How to research your idea and write a business plan
If you're serious about starting up you'll need map out your intentions in a business plan
If there's one thing life teaches us, it's that you can never plan for everything. But that doesn't mean you shouldn't try. Having a well researched and logical business plan will not only get your venture off the ground but keep it on track when it is up and running.
The importance of a good business plan
In the first instance, unless you have a strong plan, you'll be unlikely to secure any funds and your idea will fall at the first hurdle. Your plan will serve as a structured form of communication to your investors, whether it be Business Link, the banks or even family and friends and it will provide reassurance as well as a means for everyone, yourself included, to measure your business' performance.
This aside it can assist you in a number of other ways. Firstly, writing a business plan will help you to prioritise what exactly needs to be achieved and by when. Do you need to find premises for your business before you hire staff? Should you be talking to wholesalers before your product has been finished? The answers will be different for each business but it certainly helps if the are clear in your mind.

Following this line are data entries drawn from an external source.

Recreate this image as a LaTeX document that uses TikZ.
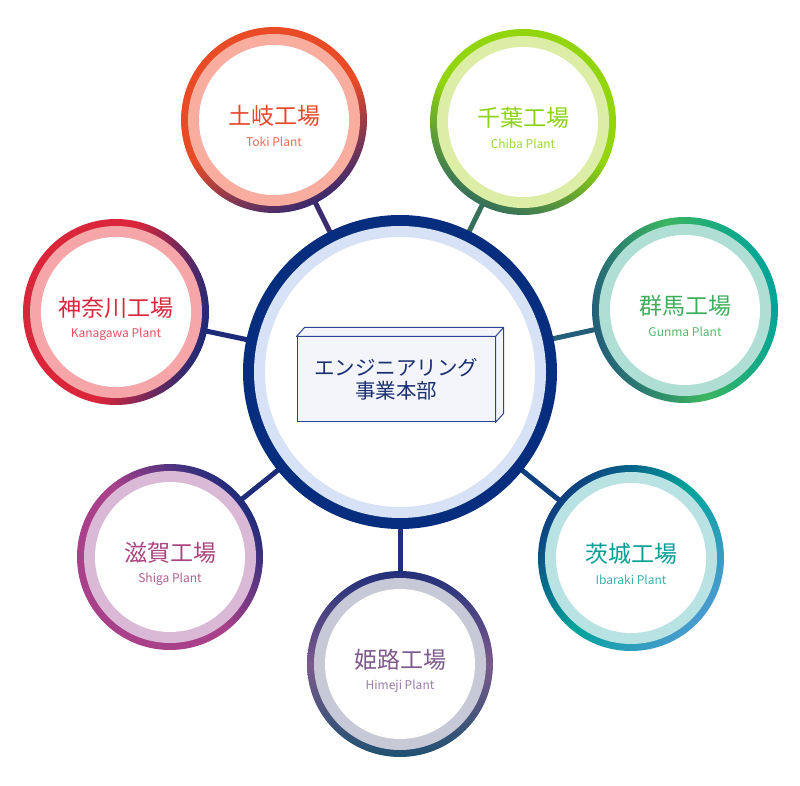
\documentclass[tikz,border=0pt]{standalone}
\usepackage{fontspec}
\setmainfont{Noto Sans CJK JP}
\usepackage{tikz}

\definecolor{hubnavy}{HTML}{062D7E}
\definecolor{hublav}{HTML}{D8E2F6}
\definecolor{boxfill}{HTML}{F3F5FA}
\definecolor{boxline}{HTML}{2A4590}
\definecolor{boxtext}{HTML}{1B2F70}
% far / middle / near colours, light ring, label colours
\definecolor{tokiA}{HTML}{E94B26}\definecolor{tokiN}{HTML}{3A2A6E}\definecolor{tokiL}{HTML}{F8AD9F}
\definecolor{tokiT}{HTML}{E8482A}\definecolor{tokiE}{HTML}{EE6B50}
\definecolor{chibaA}{HTML}{92D50C}\definecolor{chibaN}{HTML}{35705A}\definecolor{chibaL}{HTML}{DCEDA5}
\definecolor{chibaT}{HTML}{8CD313}\definecolor{chibaE}{HTML}{9CD92E}
\definecolor{gunmaA}{HTML}{00A49A}\definecolor{gunmaM}{HTML}{3BB55F}\definecolor{gunmaN}{HTML}{245E7A}
\definecolor{gunmaL}{HTML}{AEDED4}\definecolor{gunmaT}{HTML}{3DAF5C}\definecolor{gunmaE}{HTML}{55B870}
\definecolor{ibaA}{HTML}{4A9BD0}\definecolor{ibaM}{HTML}{00A39A}\definecolor{ibaN}{HTML}{0E3F80}
\definecolor{ibaL}{HTML}{B9E2E3}\definecolor{ibaT}{HTML}{00A096}\definecolor{ibaE}{HTML}{3AB0AA}
\definecolor{himeA}{HTML}{1E5170}\definecolor{himeM}{HTML}{7C5A8C}\definecolor{himeN}{HTML}{22307A}
\definecolor{himeL}{HTML}{C8C9D7}\definecolor{himeT}{HTML}{7F5A8D}\definecolor{himeE}{HTML}{9A7AA8}
\definecolor{shigaA}{HTML}{A8408A}\definecolor{shigaN}{HTML}{1F2C7A}\definecolor{shigaL}{HTML}{D9B9D5}
\definecolor{shigaT}{HTML}{A9447F}\definecolor{shigaE}{HTML}{B65D92}
\definecolor{kanaA}{HTML}{DA263B}\definecolor{kanaN}{HTML}{1C2A78}\definecolor{kanaL}{HTML}{F6A6A8}
\definecolor{kanaT}{HTML}{D7283D}\definecolor{kanaE}{HTML}{E45060}

\begin{document}
\begin{tikzpicture}[x=1pt, y=1pt,
		link/.style={line width=5pt},
		jp/.style={font=\fontsize{23}{26}\selectfont, inner sep=0pt},
		en/.style={font=\fontsize{12}{14}\selectfont, inner sep=0pt},
		hqbox/.style={draw=boxline, fill=boxfill, line width=1pt, minimum width=198pt, minimum height=85pt,
			align=center, text=boxtext, font=\fontsize{20.5}{23}\selectfont}]
	\useasboundingbox (0,0) rectangle (800,785);

	\coordinate (hub) at (400,413);
	\coordinate (toki) at (274,665);
	\coordinate (chiba) at (523,663);
	\coordinate (gunma) at (685,475);
	\coordinate (ibaraki) at (631,227);
	\coordinate (himeji) at (400,121);
	\coordinate (shiga) at (170,228);
	\coordinate (kanagawa) at (116,473);

	\draw[link, tokiN] (hub) -- (toki);
	\draw[link, chibaN] (hub) -- (chiba);
	\draw[link, gunmaN] (hub) -- (gunma);
	\draw[link, ibaN] (hub) -- (ibaraki);
	\draw[link, himeN] (hub) -- (himeji);
	\draw[link, shigaN] (hub) -- (shiga);
	\draw[link, kanaN] (hub) -- (kanagawa);

	% 土岐
	\shade[top color=tokiA, bottom color=tokiN, middle color=tokiA, shading angle=26.6] (toki) circle (93pt);
	\fill[tokiL] (toki) circle (86pt); \fill[white] (toki) circle (75pt);
	\node[jp, text=tokiT] (tokiname) at ([yshift=4pt]toki) {土岐工場};
	\node[en, text=tokiE] (tokiplant) at ([yshift=-22pt]toki) {Toki Plant};
	% 千葉
	\shade[top color=chibaA, bottom color=chibaN, middle color=chibaA, shading angle=-26.2] (chiba) circle (93pt);
	\fill[chibaL] (chiba) circle (86pt); \fill[white] (chiba) circle (75pt);
	\node[jp, text=chibaT] (chibaname) at ([yshift=4pt]chiba) {千葉工場};
	\node[en, text=chibaE] (chibaplant) at ([yshift=-22pt]chiba) {Chiba Plant};
	% 群馬
	\shade[top color=gunmaA, bottom color=gunmaN, middle color=gunmaM, shading angle=-77.7] (gunma) circle (93pt);
	\fill[gunmaL] (gunma) circle (86pt); \fill[white] (gunma) circle (75pt);
	\node[jp, text=gunmaT] (gunmaname) at ([yshift=4pt]gunma) {群馬工場};
	\node[en, text=gunmaE] (gunmaplant) at ([yshift=-22pt]gunma) {Gunma Plant};
	% 茨城
	\shade[top color=ibaA, bottom color=ibaN, middle color=ibaM, shading angle=231.2] (ibaraki) circle (93pt);
	\fill[ibaL] (ibaraki) circle (86pt); \fill[white] (ibaraki) circle (75pt);
	\node[jp, text=ibaT] (ibarakiname) at ([yshift=4pt]ibaraki) {茨城工場};
	\node[en, text=ibaE] (ibarakiplant) at ([yshift=-22pt]ibaraki) {Ibaraki Plant};
	% 姫路
	\shade[top color=himeA, bottom color=himeN, middle color=himeM, shading angle=180] (himeji) circle (93pt);
	\fill[himeL] (himeji) circle (86pt); \fill[white] (himeji) circle (75pt);
	\node[jp, text=himeT] (himejiname) at ([yshift=4pt]himeji) {姫路工場};
	\node[en, text=himeE] (himejiplant) at ([yshift=-22pt]himeji) {Himeji Plant};
	% 滋賀
	\shade[top color=shigaA, bottom color=shigaN, middle color=shigaA, shading angle=128.8] (shiga) circle (93pt);
	\fill[shigaL] (shiga) circle (86pt); \fill[white] (shiga) circle (75pt);
	\node[jp, text=shigaT] (shiganame) at ([yshift=4pt]shiga) {滋賀工場};
	\node[en, text=shigaE] (shigaplant) at ([yshift=-22pt]shiga) {Shiga Plant};
	% 神奈川
	\shade[top color=kanaA, bottom color=kanaN, middle color=kanaA, shading angle=78.1] (kanagawa) circle (93pt);
	\fill[kanaL] (kanagawa) circle (86pt); \fill[white] (kanagawa) circle (75pt);
	\node[jp, text=kanaT] (kanagawaname) at ([yshift=4pt]kanagawa) {神奈川工場};
	\node[en, text=kanaE] (kanagawaplant) at ([yshift=-22pt]kanagawa) {Kanagawa Plant};

	% 本部
	\fill[hubnavy] (hub) circle (157pt);
	\fill[hublav] (hub) circle (146pt);
	\fill[white] (hub) circle (135pt);
	\node[hqbox] (hq) at (396,405.5) {エンジニアリング\\事業本部};
	\filldraw[boxline, fill=boxfill, line width=1pt, line join=round]
		(hq.north west) -- ++(8,9) -- ([shift={(8,9)}]hq.north east) -- ([shift={(8,9)}]hq.south east)
		-- (hq.south east) -- (hq.north east) -- cycle;
	\draw[boxline, line width=1pt] (hq.north east) -- ++(8,9);
\end{tikzpicture}
\end{document}
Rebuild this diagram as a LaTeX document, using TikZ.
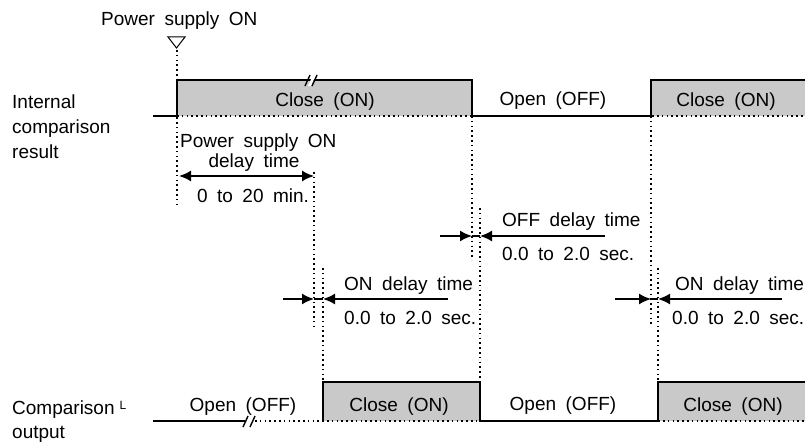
\documentclass[tikz,border=0pt]{standalone}
\usepackage{fontspec}
\setmainfont{Liberation Sans}[WordSpace=1.8]
\usetikzlibrary{arrows.meta}
\definecolor{fillgray}{RGB}{200,201,200}
\begin{document}
\begin{tikzpicture}[x=1pt,y=-1pt,
  lbl/.style={inner sep=0pt, font=\fontsize{19pt}{19pt}\selectfont},
  sig/.style={line width=2pt, line join=miter},
  guide/.style={line width=1.1pt, dash pattern=on 1.6pt off 3.2pt},
  arr/.style={line width=1.6pt, -{Latex[length=12pt,width=11pt]}},
  darr/.style={line width=1.6pt, {Latex[length=12pt,width=11pt]}-{Latex[length=12pt,width=11pt]}},
  brk/.style={line width=1.4pt},
]
\useasboundingbox (0,0) rectangle (805,446);

% ---------- top waveform (internal comparison result)
\coordinate (t0) at (153,116);
\coordinate (t1) at (177,116);
\coordinate (t2) at (177,80);
\coordinate (t3) at (472,80);
\coordinate (t4) at (472,116);
\coordinate (t5) at (651,116);
\coordinate (t6) at (651,80);
\coordinate (t7) at (805,80);
\coordinate (tend) at (805,116);
\fill[fillgray] (t2) rectangle (t4);
\fill[fillgray] (t6) rectangle (tend);
\draw[guide] (t1) -- (tend);

% ---------- bottom waveform (comparison output)
\coordinate (b0) at (153,421);
\coordinate (bbrk) at (245,421);
\coordinate (bdot) at (255,421);
\coordinate (b1) at (323,421);
\coordinate (b2) at (323,382);
\coordinate (b3) at (480,382);
\coordinate (b4) at (480,421);
\coordinate (b5) at (658,421);
\coordinate (b6) at (658,382);
\coordinate (b7) at (805,382);
\coordinate (bend) at (805,421);
\fill[fillgray] (b2) rectangle (b4);
\fill[fillgray] (b6) rectangle (bend);
\draw[guide] (bdot) -- (bend);

% ---------- power on marker
\coordinate (pwr) at (176.5,48);
\draw[line width=1pt, line join=miter] (168,37) -- (185,37) -- (pwr) -- cycle;

% ---------- dotted guide lines
\coordinate (g1a) at (177,50);   \coordinate (g1b) at (177,205);
\coordinate (g2a) at (314,172);  \coordinate (g2b) at (314,326);
\coordinate (g3a) at (323,268);  \coordinate (g3b) at (323,382);
\coordinate (g4a) at (472,116);  \coordinate (g4b) at (472,260);
\coordinate (g5a) at (480,208);  \coordinate (g5b) at (480,382);
\coordinate (g6a) at (651,116);  \coordinate (g6b) at (651,326);
\coordinate (g7a) at (658,268);  \coordinate (g7b) at (658,382);
\foreach \g in {1,...,7} \draw[guide] (g\g a) -- (g\g b);

% ---------- signal lines
\draw[sig] (t0) -- (t1) -- (t2) -- (t3) -- (t4) -- (t5) -- (t6) -- (t7);
\draw[sig] (b0) -- (bbrk);
\draw[sig] (b1) -- (b2) -- (b3) -- (b4) -- (b5) -- (b6) -- (b7);

% break marks
\fill[white] (308,86) -- (313,75) -- (316,75) -- (311,86) -- cycle;
\draw[brk] (305,86) -- (310,75);
\draw[brk] (312,86) -- (317,75);
\draw[brk] (243,427) -- (248,416);
\draw[brk] (250,427) -- (255,416);

% ---------- delay arrows
\coordinate (pa) at (179,176); \coordinate (pb) at (314,176);
\draw[darr] (pa) -- (pb);

\coordinate (f0) at (440,236); \coordinate (f1) at (472,236);
\coordinate (f2) at (480,236); \coordinate (f3) at (605,236);
\draw[arr] (f0) -- (f1);
\draw[line width=1.6pt] (f1) -- (f2);
\draw[arr] (f3) -- (f2);

\coordinate (n0) at (283,299); \coordinate (n1) at (314,299);
\coordinate (n2) at (323,299); \coordinate (n3) at (448,299);
\draw[arr] (n0) -- (n1);
\draw[line width=1.6pt] (n1) -- (n2);
\draw[arr] (n3) -- (n2);

\coordinate (m0) at (615,299); \coordinate (m1) at (651,299);
\coordinate (m2) at (658,299); \coordinate (m3) at (782,299);
\draw[arr] (m0) -- (m1);
\draw[line width=1.6pt] (m1) -- (m2);
\draw[arr] (m3) -- (m2);

% ---------- texts
\node[lbl, anchor=base west] (pson) at (101,26) {Power supply ON};
\node[lbl, anchor=base] (tc1) at (325,107) {Close (ON)};
\node[lbl, anchor=base] (to1) at (553,106) {Open (OFF)};
\node[lbl, anchor=base] (tc2) at (726,107) {Close (ON)};

\node[lbl, anchor=base west] (l1) at (12,109) {Internal};
\node[lbl, anchor=base west] (l2) at (12,134) {comparison};
\node[lbl, anchor=base west] (l3) at (12,159) {result};

\node[lbl, anchor=base west] (pd1) at (180,148) {Power supply ON};
\node[lbl, anchor=base] (pd2) at (254,168) {delay time};
\node[lbl, anchor=base] (pd3) at (253,203) {0 to 20 min.};

\node[lbl, anchor=base west] (fd1) at (502,227) {OFF delay time};
\node[lbl, anchor=base west] (fd2) at (502,261) {0.0 to 2.0 sec.};
\node[lbl, anchor=base west] (nd1) at (344,290) {ON delay time};
\node[lbl, anchor=base west] (nd2) at (344,324) {0.0 to 2.0 sec.};
\node[lbl, anchor=base west] (md1) at (675,290) {ON delay time};
\node[lbl, anchor=base west] (md2) at (672,324) {0.0 to 2.0 sec.};

\node[lbl, anchor=base west] (c1) at (12,414) {Comparison\hspace{5pt}\raisebox{5pt}{\fontsize{12pt}{12pt}\selectfont L}};
\node[lbl, anchor=base west] (c2) at (12,438) {output};

\node[lbl, anchor=base] (bo1) at (243,411) {Open (OFF)};
\node[lbl, anchor=base] (bc1) at (399,411) {Close (ON)};
\node[lbl, anchor=base] (bo2) at (563,410) {Open (OFF)};
\node[lbl, anchor=base] (bc2) at (733,411) {Close (ON)};
\end{tikzpicture}
\end{document}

“If objectives are clearly flagged up then they are more likely to be achieved,” says Tim Berry, president of business planning software company Palo Alto.
Of course, by using your business plan to prioritise key tasks, it will also help highlight how to plan your cash flow. It's vital to establish just how much you intend to spend and when. Whether it's to buy stock, order uniforms, lease equipment or whatever, unless your finances match your requirements at the right moment, your business could stall.
Getting your plan together
It ought to be clear by now that compiling a business plan should be at the top of your ‘to do' list. If you're in a partnership or part of a potential management team then establish early on who's job it is to write one and then the same individual should be assigned the task of making the business stick to it. How far ahead to plan will again come down to your own aims and the type of business, but a year, broken down month-by-month, will be a minimum.
Once you've established responsibility and a timeframe, you will then need to come up with a number of key criteria on which your business' success will be determined and how these can be achieved. It could be achieving a given number of sales by a set date through an aggressive marketing campaign, or expanding to three more product lines through extensive market research.
Whatever these achievement criteria turn out to be, you need to think long and hard about them without making too many assumptions. Think about your business failing in two or three years' time and try and imagine the reasons it might have done so.
What to include
On a basic level the plan should at the very least give a description of what your company will sell or the service it will offer, the buyers you will be selling to and just how you'll be filling a gap in the market by touching on pricing and existing competition.
For your own benefit, as well as others, it must contain details about how exactly you intend meeting your key objectives as well as sales forecasts, target dates and who, apart from yourself, is to be responsible for this.
Then comes the boring, but just as necessary part. Include a financial analysis which shows clearly where your sources of a finance will be coming from (be honest) a profit and loss forecast, cash flow and balance sheet projections.
The key to all this will be striking a balance between covering your business in enough detail, while at the same time keeping the plan, clear and concise enough for it to be useful. The most successful business plans will be the ones you refer to time and time again, and not just sit on a shelf gathering dust once you've begun trading.
It's vital to establish just how much you intend to spend and when.